SOURCE MATERIAL:
※ ※ ※

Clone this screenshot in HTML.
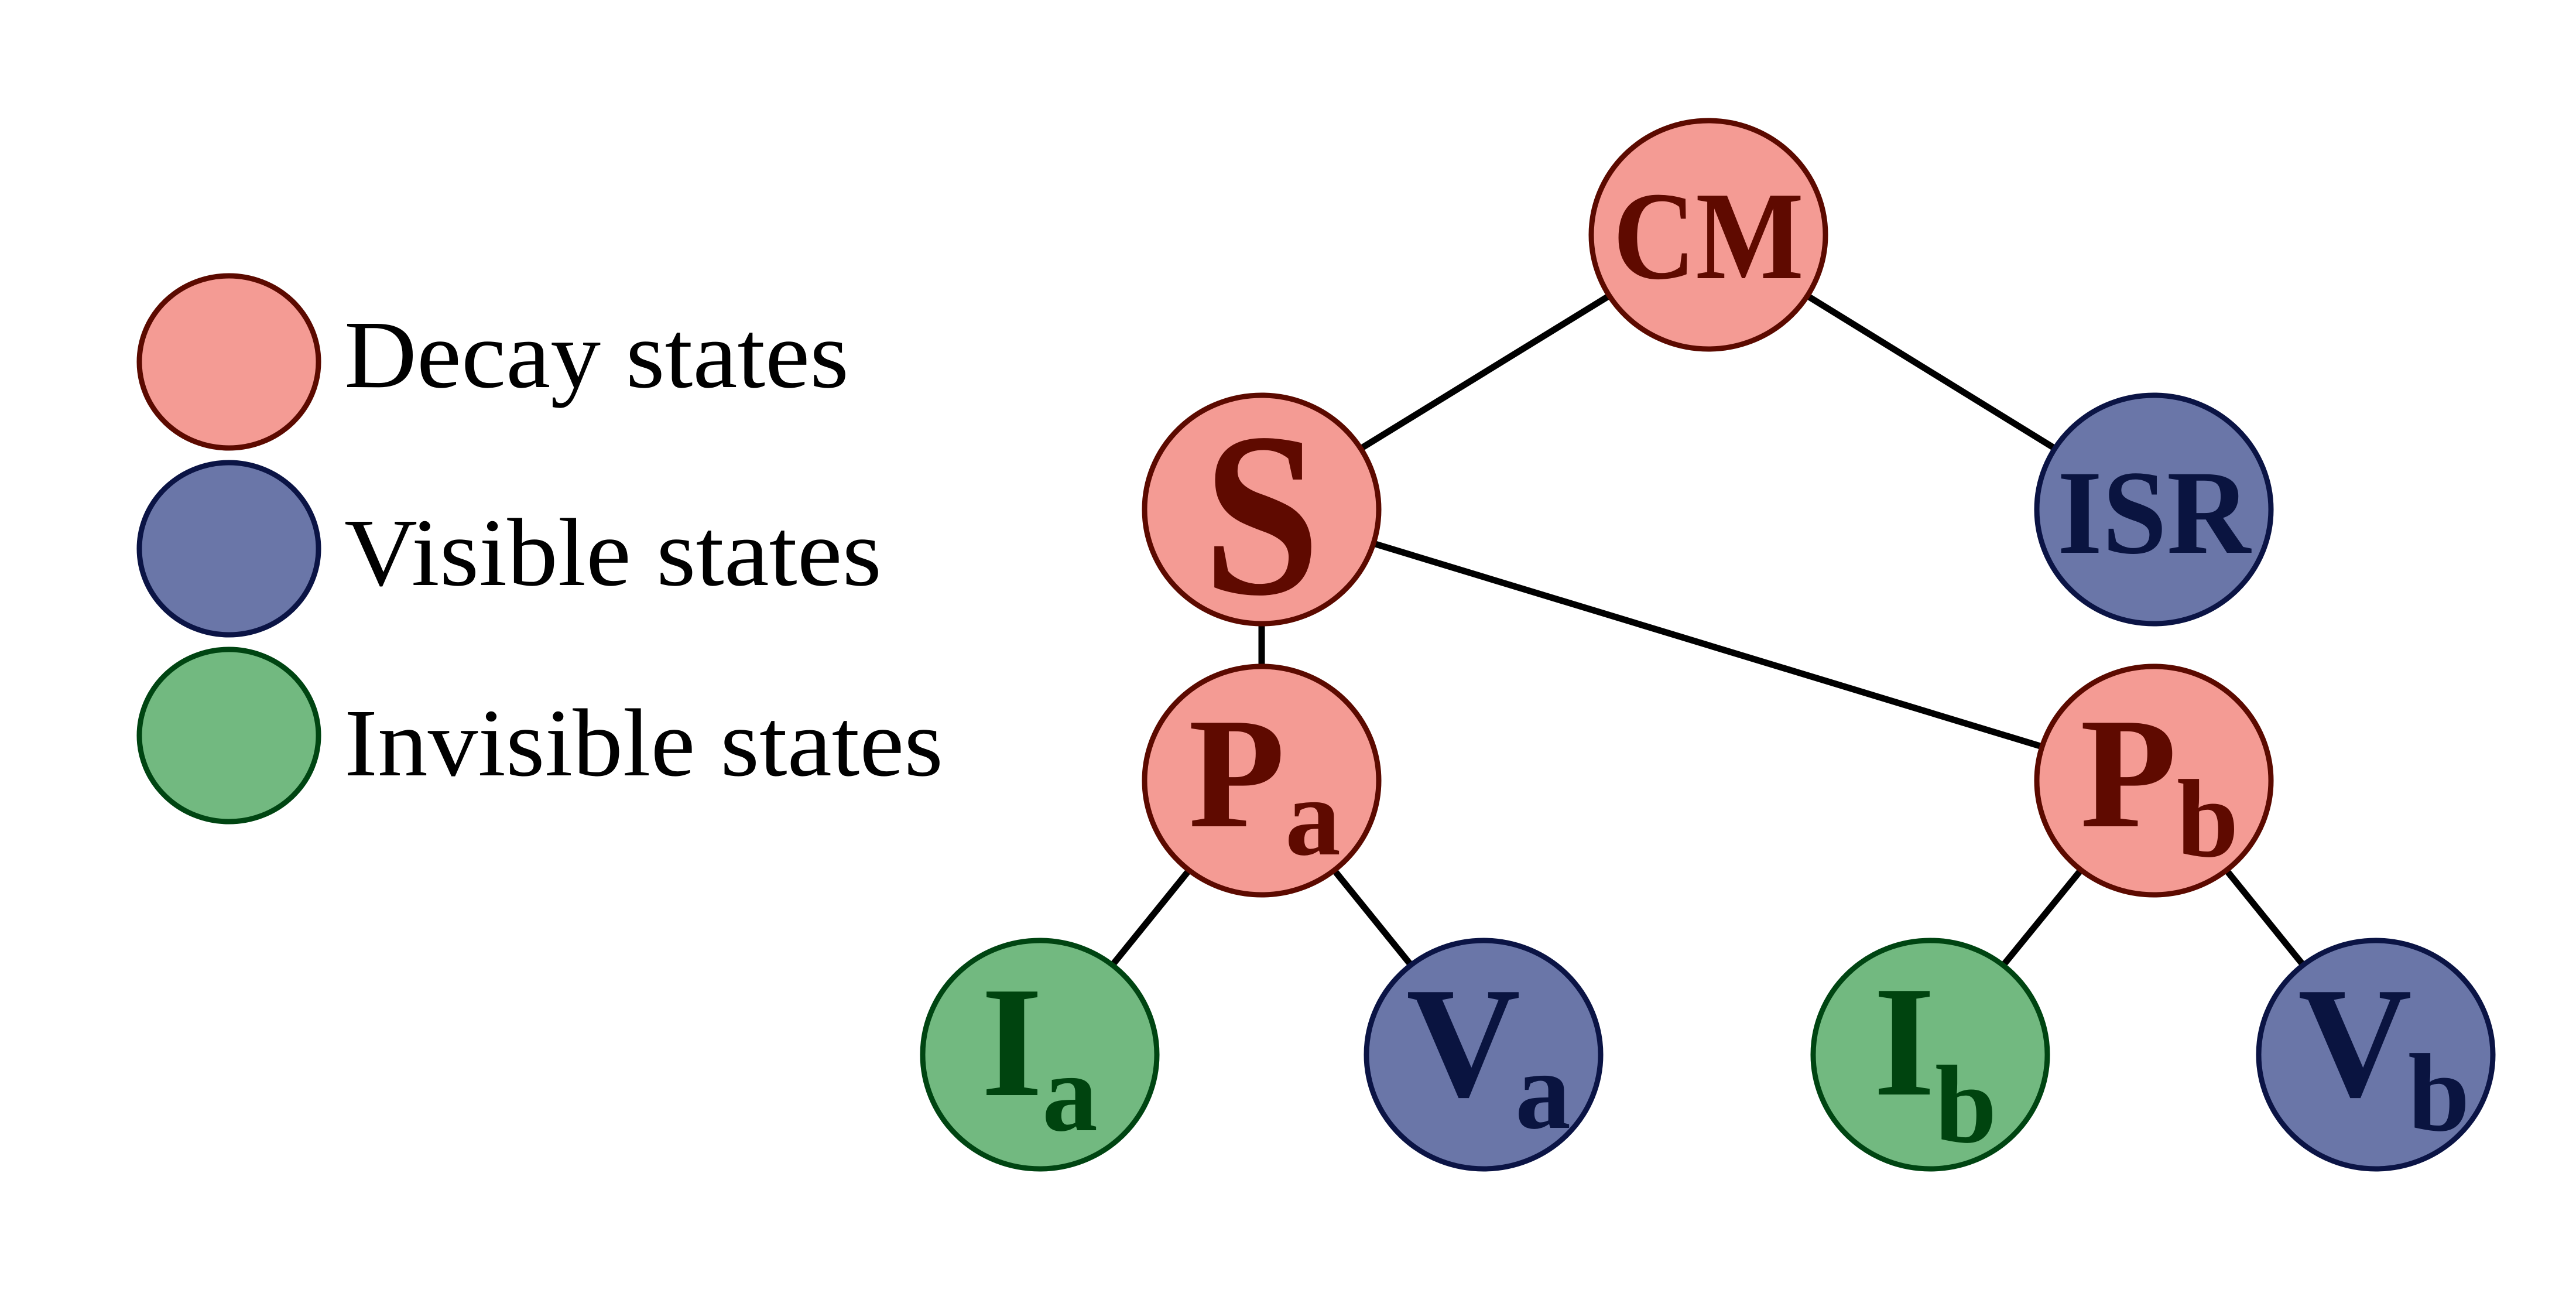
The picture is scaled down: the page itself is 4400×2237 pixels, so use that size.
<!DOCTYPE html>
<html><head><meta charset="utf-8"><style>html,body{margin:0;padding:0;background:#fff}svg{display:block}</style></head>
<body>
<svg width="4400" height="2237" viewBox="0 0 4400 2237" xmlns="http://www.w3.org/2000/svg">
<g stroke="#000" stroke-width="11">
<line x1="2918" y1="401" x2="2155" y2="870"/>
<line x1="2918" y1="401" x2="3679" y2="870"/>
<line x1="2155" y1="870" x2="2155" y2="1333"/>
<line x1="2155" y1="870" x2="3679" y2="1333"/>
<line x1="2155" y1="1333" x2="1776" y2="1801"/>
<line x1="2155" y1="1333" x2="2534" y2="1801"/>
<line x1="3679" y1="1333" x2="3297" y2="1801"/>
<line x1="3679" y1="1333" x2="4058" y2="1801"/>
</g>
<g stroke-width="9">
<ellipse cx="2918" cy="401" rx="200" ry="195" fill="#f49b94" stroke="#5c0a00"/>
<ellipse cx="2155" cy="870" rx="200" ry="195" fill="#f49b94" stroke="#5c0a00"/>
<ellipse cx="3679" cy="870" rx="200" ry="195" fill="#6a76a8" stroke="#0b1445"/>
<ellipse cx="2155" cy="1333" rx="200" ry="195" fill="#f49b94" stroke="#5c0a00"/>
<ellipse cx="3679" cy="1333" rx="200" ry="195" fill="#f49b94" stroke="#5c0a00"/>
<ellipse cx="1776" cy="1801" rx="200" ry="195" fill="#72b980" stroke="#004512"/>
<ellipse cx="2534" cy="1801" rx="200" ry="195" fill="#6a76a8" stroke="#0b1445"/>
<ellipse cx="3297" cy="1801" rx="200" ry="195" fill="#72b980" stroke="#004512"/>
<ellipse cx="4058" cy="1801" rx="200" ry="195" fill="#6a76a8" stroke="#0b1445"/>
<ellipse cx="391" cy="618" rx="153" ry="147" fill="#f49b94" stroke="#5c0a00"/>
<ellipse cx="391" cy="937" rx="153" ry="147" fill="#6a76a8" stroke="#0b1445"/>
<ellipse cx="391" cy="1256" rx="153" ry="147" fill="#72b980" stroke="#004512"/>
</g>
<g font-family="Liberation Serif, serif" font-weight="bold">
<text x="2918" y="475" font-size="215" fill="#5f0a00" text-anchor="middle" textLength="326" lengthAdjust="spacingAndGlyphs">CM</text>
<text x="2155" y="1013" font-size="400" fill="#5f0a00" text-anchor="middle" textLength="200" lengthAdjust="spacingAndGlyphs">S</text>
<text x="3679" y="944" font-size="205" fill="#0a1440" text-anchor="middle" textLength="330" lengthAdjust="spacingAndGlyphs">ISR</text>
<text x="2030" y="1411" font-size="270" fill="#5f0a00">P</text>
<text x="2195" y="1459" font-size="190" fill="#5f0a00">a</text>
<text x="3553" y="1411" font-size="270" fill="#5f0a00">P</text>
<text x="3718" y="1462" font-size="190" fill="#5f0a00">b</text>
<text x="1676" y="1870" font-size="270" fill="#00440f">I</text>
<text x="1780" y="1930" font-size="190" fill="#00440f">a</text>
<text x="2402" y="1871" font-size="270" fill="#0a1440">V</text>
<text x="2588" y="1926" font-size="190" fill="#0a1440">a</text>
<text x="3200" y="1869" font-size="270" fill="#00440f">I</text>
<text x="3305" y="1950" font-size="190" fill="#00440f">b</text>
<text x="3925" y="1871" font-size="270" fill="#0a1440">V</text>
<text x="4113" y="1930" font-size="190" fill="#0a1440">b</text>
</g>
<g font-family="Liberation Serif, serif" font-size="165" fill="#000">
<text x="588" y="661" textLength="862" lengthAdjust="spacingAndGlyphs">Decay states</text>
<text x="588" y="999" textLength="918" lengthAdjust="spacingAndGlyphs">Visible states</text>
<text x="588" y="1324" textLength="1023" lengthAdjust="spacingAndGlyphs">Invisible states</text>
</g>
</svg>
</body></html>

※ ※ ※

YOUR INSTRUCTIONS:
Copy the listing over exactly, skipping the pictures it holds.

REPLY TO THE TASK:
Clone this screenshot in HTML.
The picture is scaled down: the page itself is 4400×2237 pixels, so use that size.
<!DOCTYPE html>
<html><head><meta charset="utf-8"><style>html,body{margin:0;padding:0;background:#fff}svg{display:block}</style></head>
<body>
<svg width="4400" height="2237" viewBox="0 0 4400 2237" xmlns="http://www.w3.org/2000/svg">
<g stroke="#000" stroke-width="11">
<line x1="2918" y1="401" x2="2155" y2="870"/>
<line x1="2918" y1="401" x2="3679" y2="870"/>
<line x1="2155" y1="870" x2="2155" y2="1333"/>
<line x1="2155" y1="870" x2="3679" y2="1333"/>
<line x1="2155" y1="1333" x2="1776" y2="1801"/>
<line x1="2155" y1="1333" x2="2534" y2="1801"/>
<line x1="3679" y1="1333" x2="3297" y2="1801"/>
<line x1="3679" y1="1333" x2="4058" y2="1801"/>
</g>
<g stroke-width="9">
<ellipse cx="2918" cy="401" rx="200" ry="195" fill="#f49b94" stroke="#5c0a00"/>
<ellipse cx="2155" cy="870" rx="200" ry="195" fill="#f49b94" stroke="#5c0a00"/>
<ellipse cx="3679" cy="870" rx="200" ry="195" fill="#6a76a8" stroke="#0b1445"/>
<ellipse cx="2155" cy="1333" rx="200" ry="195" fill="#f49b94" stroke="#5c0a00"/>
<ellipse cx="3679" cy="1333" rx="200" ry="195" fill="#f49b94" stroke="#5c0a00"/>
<ellipse cx="1776" cy="1801" rx="200" ry="195" fill="#72b980" stroke="#004512"/>
<ellipse cx="2534" cy="1801" rx="200" ry="195" fill="#6a76a8" stroke="#0b1445"/>
<ellipse cx="3297" cy="1801" rx="200" ry="195" fill="#72b980" stroke="#004512"/>
<ellipse cx="4058" cy="1801" rx="200" ry="195" fill="#6a76a8" stroke="#0b1445"/>
<ellipse cx="391" cy="618" rx="153" ry="147" fill="#f49b94" stroke="#5c0a00"/>
<ellipse cx="391" cy="937" rx="153" ry="147" fill="#6a76a8" stroke="#0b1445"/>
<ellipse cx="391" cy="1256" rx="153" ry="147" fill="#72b980" stroke="#004512"/>
</g>
<g font-family="Liberation Serif, serif" font-weight="bold">
<text x="2918" y="475" font-size="215" fill="#5f0a00" text-anchor="middle" textLength="326" lengthAdjust="spacingAndGlyphs">CM</text>
<text x="2155" y="1013" font-size="400" fill="#5f0a00" text-anchor="middle" textLength="200" lengthAdjust="spacingAndGlyphs">S</text>
<text x="3679" y="944" font-size="205" fill="#0a1440" text-anchor="middle" textLength="330" lengthAdjust="spacingAndGlyphs">ISR</text>
<text x="2030" y="1411" font-size="270" fill="#5f0a00">P</text>
<text x="2195" y="1459" font-size="190" fill="#5f0a00">a</text>
<text x="3553" y="1411" font-size="270" fill="#5f0a00">P</text>
<text x="3718" y="1462" font-size="190" fill="#5f0a00">b</text>
<text x="1676" y="1870" font-size="270" fill="#00440f">I</text>
<text x="1780" y="1930" font-size="190" fill="#00440f">a</text>
<text x="2402" y="1871" font-size="270" fill="#0a1440">V</text>
<text x="2588" y="1926" font-size="190" fill="#0a1440">a</text>
<text x="3200" y="1869" font-size="270" fill="#00440f">I</text>
<text x="3305" y="1950" font-size="190" fill="#00440f">b</text>
<text x="3925" y="1871" font-size="270" fill="#0a1440">V</text>
<text x="4113" y="1930" font-size="190" fill="#0a1440">b</text>
</g>
<g font-family="Liberation Serif, serif" font-size="165" fill="#000">
<text x="588" y="661" textLength="862" lengthAdjust="spacingAndGlyphs">Decay states</text>
<text x="588" y="999" textLength="918" lengthAdjust="spacingAndGlyphs">Visible states</text>
<text x="588" y="1324" textLength="1023" lengthAdjust="spacingAndGlyphs">Invisible states</text>
</g>
</svg>
</body></html>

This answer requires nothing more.